Douglas A. Prutton | BS ‘79
I received my Forestry degree from MSU in 1979. I then went to law school at the University of Illinois from 1979-1982. I have been a lawyer ever since, practicing in the San Francisco Bay Area since 1984. I would love to hear from any of the 1979 graduates, and if anyone is in the Bay Area let’s get together! Go Green!
Mark A. Peterson | BS ‘83
After 23 years with the Texas Forest Service as the Regional Community Forester for South Texas, I joined the local water purveyor, the San Antonio Water System, as the Conservation Project Coordinator in 2006 to lead or be part of a team that administers all water conservation programs pertaining to landscapes, irrigation systems and watersheds.
...But I’m still affectionately known by 1.7 million South Texans as the “tree guy.”
Roger Fairchild | BS ‘84
When I graduated in the winter term of 1984, I took a job with a small lawn care company in their Tree/Shrub division in Kalamazoo, MI. I had not heard of them and really didn’t know what they did at my interview on campus! 35 years later, with the exception of the first year, my time has been in South Bend, IN. It’s been challenging and rewarding. MSU and the Forestry program are still very close to my heart. Go Green!
Tere O’Rourke | BS ‘84
I am living in Oregon and working as the Natural Resources Staff Officer on the Siuslaw National Forest overseeing timber, planning and all the “ology.” It’s a great position and the forest is progressive and focused on habitat restoration. Additionally, I have a small business that I hope to expand in the near future with an emphasis on facilitating climate adaptation for businesses, institutions and individuals. The most exciting thing this year is that my child, Morgan, has a summer position on the Tongass National Forest in Alaska working on a fish biology crew.
Eric T. Stafne | BS ‘93
After earning his bachelor’s degree in forestry from Michigan State University, Eric served in the Peace Corps as an agroforestry Extension agent in the westernmost region of Africa living and working among people in a subsistence agriculture system. This form of farming involves raising crops specifically for feeding the family, with little surplus produced.
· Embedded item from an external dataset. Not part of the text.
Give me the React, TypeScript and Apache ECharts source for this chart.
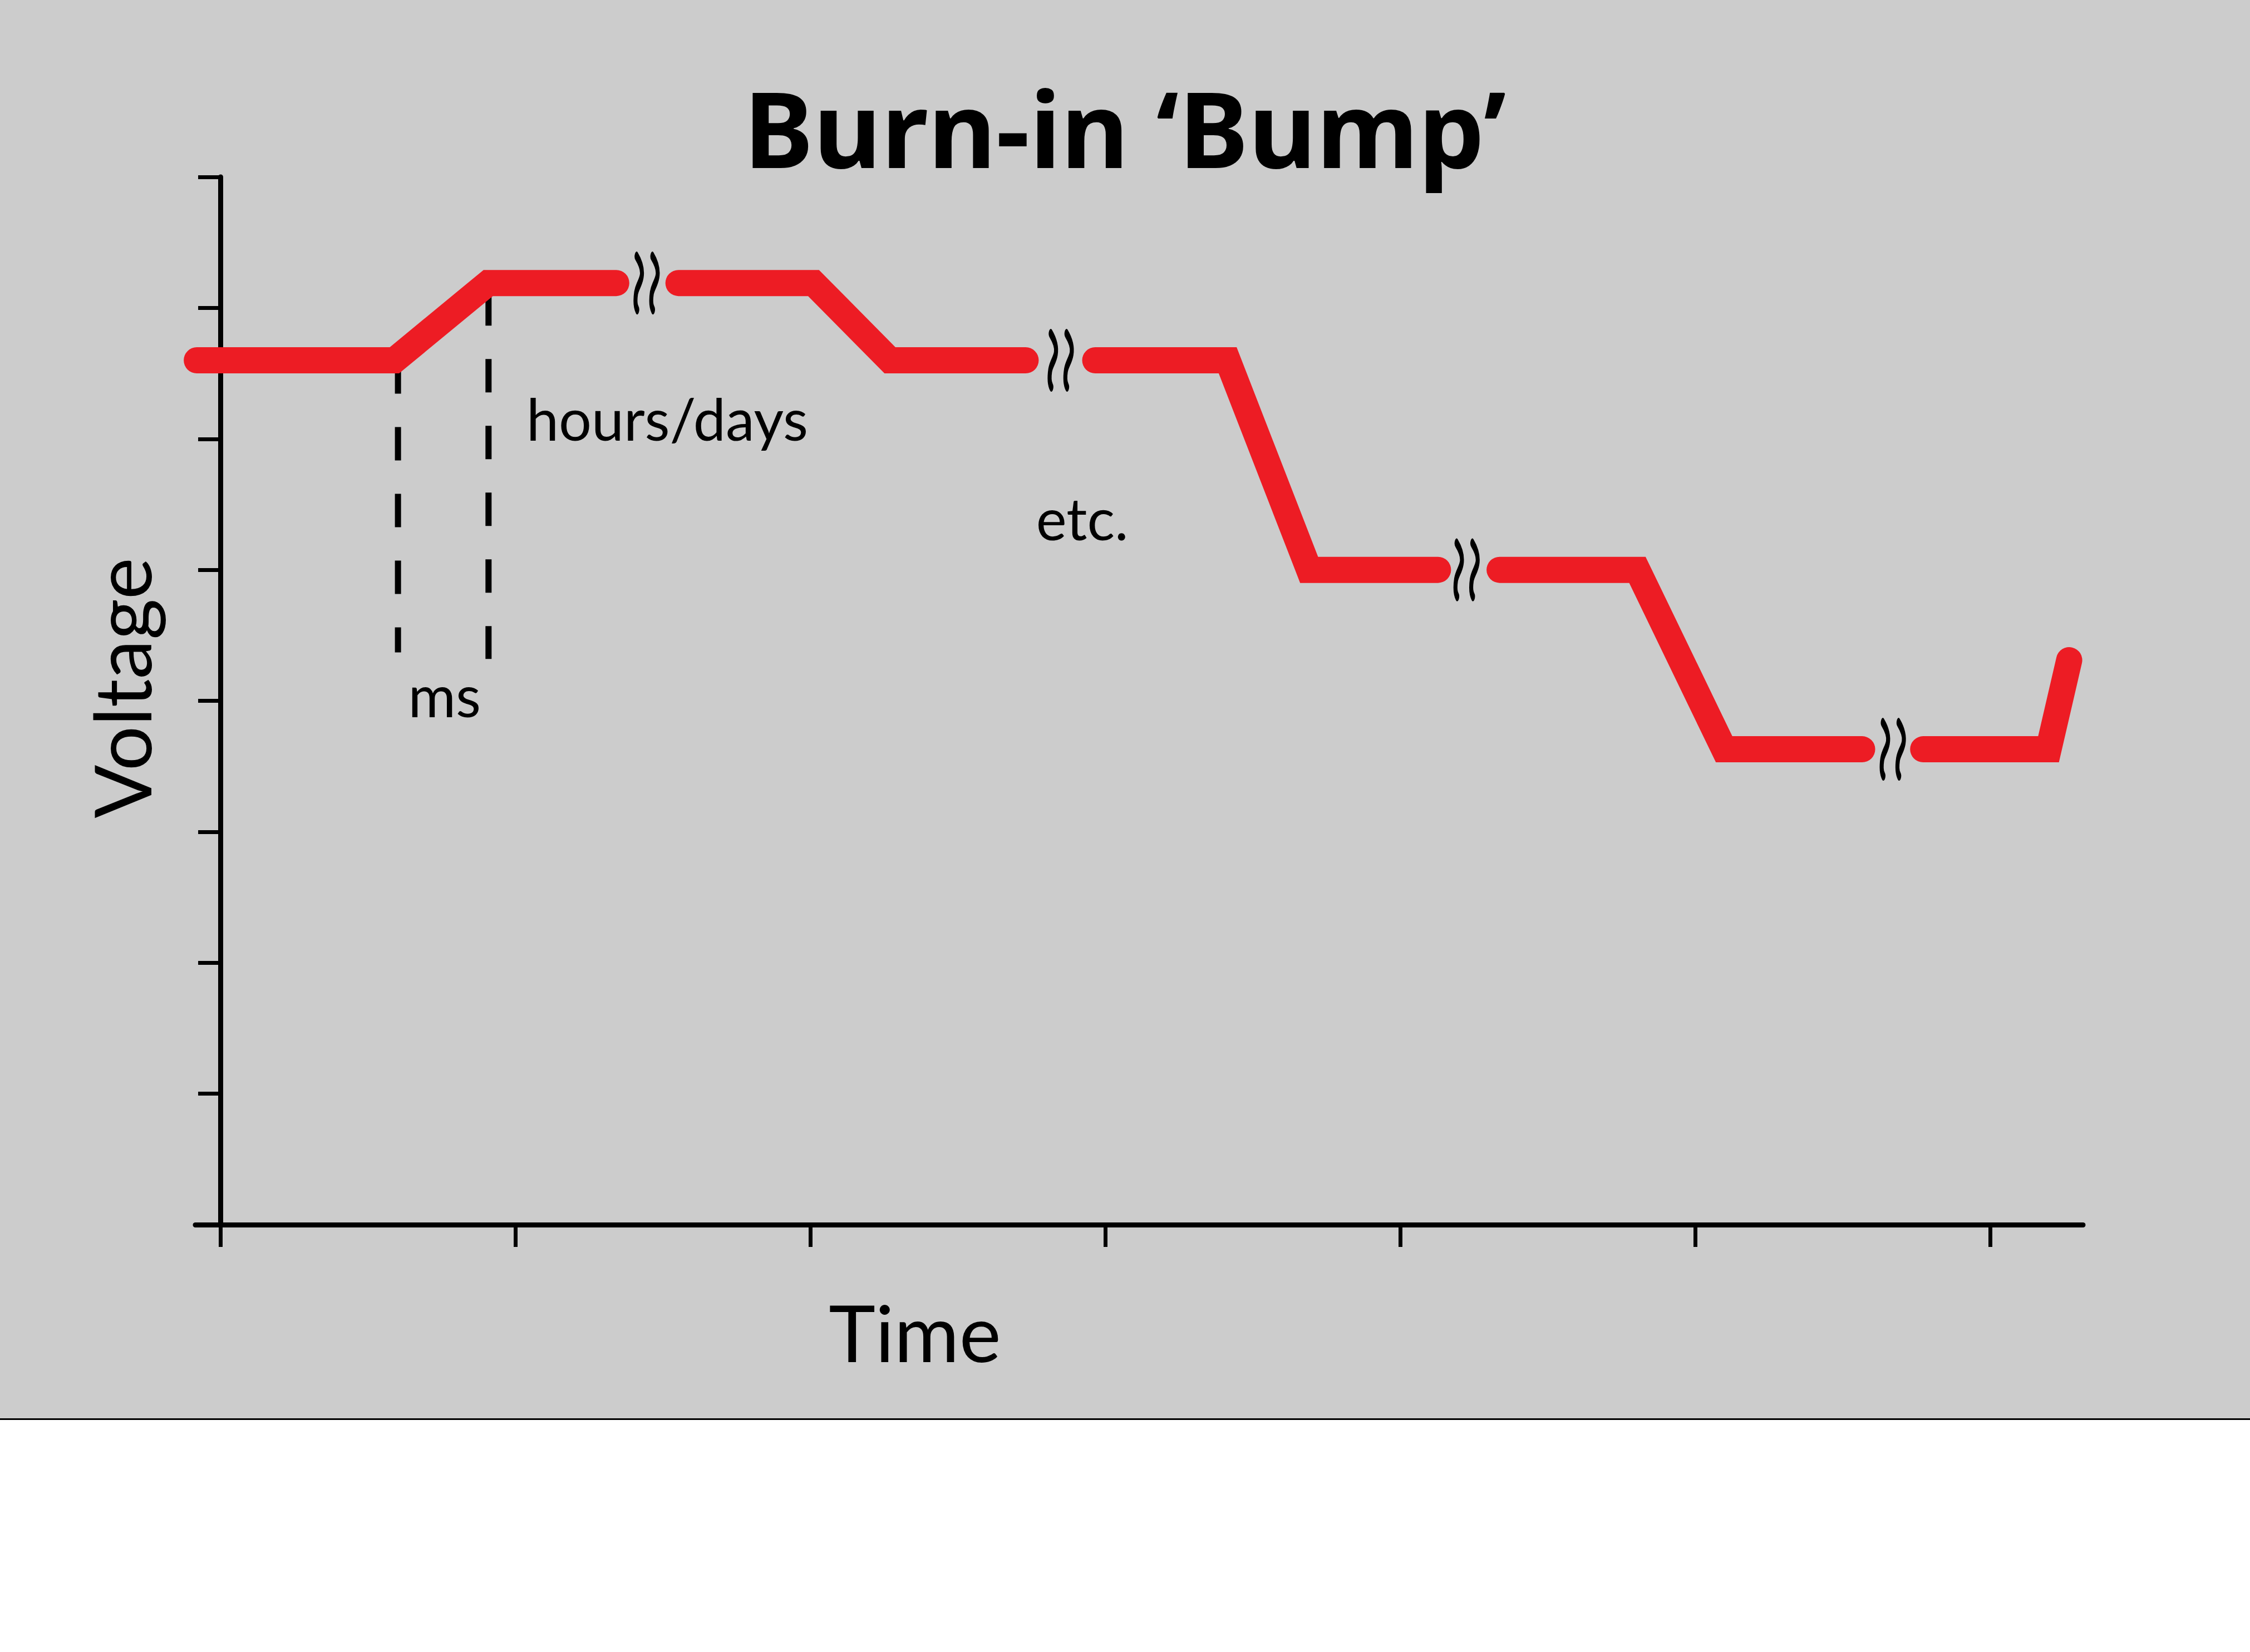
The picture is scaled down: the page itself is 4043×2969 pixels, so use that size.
import React, { useEffect, useRef } from 'react';
import * as echarts from 'echarts';

// red voltage trace; '-' is a break in time (marked with a squiggle)
const traceX = [-0.08, 0.59, 0.908, 1.342, 1.445, 1.553, 2.011, 2.27, 2.73, 2.849, 2.966, 3.415, 3.691, 4.128, 4.225, 4.337, 4.804, 5.098, 5.566, 5.67, 5.773, 6.198, 6.268];
const traceY: (number | string)[] = [6.6, 6.6, 7.19, 7.19, '-', 7.19, 7.19, 6.6, 6.6, '-', 6.6, 6.6, 5.0, 5.0, '-', 5.0, 5.0, 3.63, 3.63, '-', 3.63, 3.63, 4.31];

// break markers
const breakX = [1.445, 2.849, 4.225, 5.67];
const breakY = [7.19, 6.6, 5.0, 3.63];

// dashed guides around the ms ramp
const guideX = [0.602, 0.909];
const guideTop = [6.6, 7.12];
const guideBottom = [4.37, 4.32];

// text notes
const noteText = ['hours/days', 'etc.', 'ms'];
const noteX = [1.515, 2.922, 0.76];
const noteY = [6.157, 5.398, 4.046];

// axes
const timeTicks = [0, 1, 2, 3, 4, 5, 6];
const timeMin = -0.085;
const timeMax = 6.315;
const voltMax = 8;

const SQUIGGLE =
  'path://M7 0C14 12 18 24 16 36C14 48 8 54 6 66C4 80 5 90 8 96M35 0C42 12 46 24 44 36C42 48 36 54 34 66C32 80 33 90 36 96';

const FONT = 'Lato, "Noto Sans", sans-serif';
const TITLE_FONT = '"Noto Sans", Lato, sans-serif';

export default function App() {
  const chartRef = useRef<HTMLDivElement>(null);

  useEffect(() => {
    if (!chartRef.current) return;
    const chart = echarts.init(chartRef.current, null, { renderer: 'svg' });

    const guideSeries = guideX.map((x, i) => ({
      type: 'line',
      silent: true,
      symbol: 'none',
      data: [
        [x, guideTop[i]],
        [x, guideBottom[i]],
      ],
      lineStyle: { color: '#000', width: 11, type: [60, 60], cap: 'butt' },
    }));

    const option = {
      animation: false,
      backgroundColor: '#ffffff',
      graphic: [
        {
          type: 'rect',
          z: -10,
          silent: true,
          shape: { x: 0, y: 0, width: 4043, height: 2550 },
          style: { fill: '#cccccc' },
        },
        {
          type: 'line',
          z: -9,
          silent: true,
          shape: { x1: 0, y1: 2550.5, x2: 4043, y2: 2550.5 },
          style: { stroke: '#000', lineWidth: 3 },
        },
      ],
      title: {
        text: 'Burn-in ‘Bump’',
        left: 'center',
        top: 135,
        padding: 0,
        textStyle: { fontFamily: TITLE_FONT, fontWeight: 'bold', fontSize: 188, color: '#000' },
      },
      // y axis sits on x = 0 (onZero); the trace starts a little left of it
      grid: { left: 351, right: 300, top: 318, bottom: 768 },
      xAxis: {
        type: 'value',
        min: timeMin,
        max: timeMax,
        name: 'Time',
        nameLocation: 'middle',
        nameGap: 121,
        nameTextStyle: { fontFamily: FONT, fontSize: 142, color: '#000', padding: [0, 806, 0, 0] },
        axisLine: { onZero: true, lineStyle: { color: '#000', width: 9 } },
        axisTick: { show: true, customValues: timeTicks, length: 40, lineStyle: { color: '#000', width: 7 } },
        axisLabel: { show: false },
        splitLine: { show: false },
      },
      yAxis: {
        type: 'value',
        min: 0,
        max: voltMax,
        interval: 1,
        name: 'Voltage',
        nameLocation: 'middle',
        nameRotate: 90,
        nameGap: 63,
        nameTextStyle: { fontFamily: FONT, fontSize: 142, color: '#000', padding: [0, 0, 0, 46] },
        axisLine: { onZero: true, lineStyle: { color: '#000', width: 9 } },
        axisTick: { show: true, length: 40, lineStyle: { color: '#000', width: 7 } },
        axisLabel: { show: false },
        splitLine: { show: false },
      },
      series: [
        ...guideSeries,
        {
          name: 'Voltage',
          type: 'line',
          silent: true,
          clip: false,
          symbol: 'none',
          connectNulls: false,
          data: traceX.map((x, i) => [x, traceY[i]]),
          lineStyle: { color: '#ed1c24', width: 47, cap: 'round', join: 'miter' },
        },
        {
          type: 'scatter',
          silent: true,
          symbol: SQUIGGLE,
          symbolSize: [40, 96],
          data: breakX.map((x, i) => [x, breakY[i]]),
          itemStyle: { color: 'transparent', borderColor: '#000', borderWidth: 11, borderCap: 'round', opacity: 1 },
        },
        {
          type: 'scatter',
          silent: true,
          symbolSize: 1,
          data: noteText.map((t, i) => ({ name: t, value: [noteX[i], noteY[i]] })),
          itemStyle: { color: 'transparent', opacity: 1 },
          label: {
            show: true,
            position: 'inside',
            formatter: '{b}',
            fontFamily: FONT,
            fontSize: 104,
            color: '#000',
          },
        },
      ],
    };

    chart.setOption(option);
    return () => chart.dispose();
  }, []);

  return (
    <div
      ref={chartRef}
      style={{ position: 'absolute', left: 0, top: 0, width: 4043, height: 2969 }}
    />
  );
}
Eric was just promoted to professor at Mississippi State University. He is part of the Plant and Soil Sciences Department and the Coastal Research and Extension Center as a fruit specialist. Mostly he works with blueberries, blackberries and grapes, but also other crops like pecans and passionfruit. His office is located in Poplarville, Mississippi (south part of the state).
Jill Fisher | MS ‘94
I work for the Keweenaw Land Trust in Hancock, Michigan as a Botanist and Program Manager. The KLT owns 19 natural areas totaling over 3,000 acres. Come to the Upper Peninsula and explore some of them! Stop by the KLT office and say hi if you do. http://keweenawlandtrust.org/
Paula Marquardt | MS‘02, PhD ‘18
I hold two graduate degrees from Michigan State University, earning an MS in Forestry with focus on Population Genetics in 2002, and a PhD in Plant Biology with focus on Ecophysiology and Conservation Genetics in 2018. After conducting basic research for seven years with the USDA Forest Service (USFS) in Northern Wisconsin, I began my MS degree in 1998 while continuing to work as a Biological Technician for the USFS. Similarly, I was promoted to Biologist then Research Geneticist with the USFS while enrolled as a PhD student at MSU. After graduation, I continue to work as Research Geneticist for the USFS, Northern Research Station, where I study a variety of organisms including bats and turtles, although specializing in trees. I currently investigate the movement of plants and animals across forest ecosystems, and the potential impacts of climate warming and drought on forest growth, health and structure. Throughout nearly 30 years with the USFS, my projects have combined basic with applied research approaches, and the findings in our lab promote outcomes that inform and support management and forest planning activities.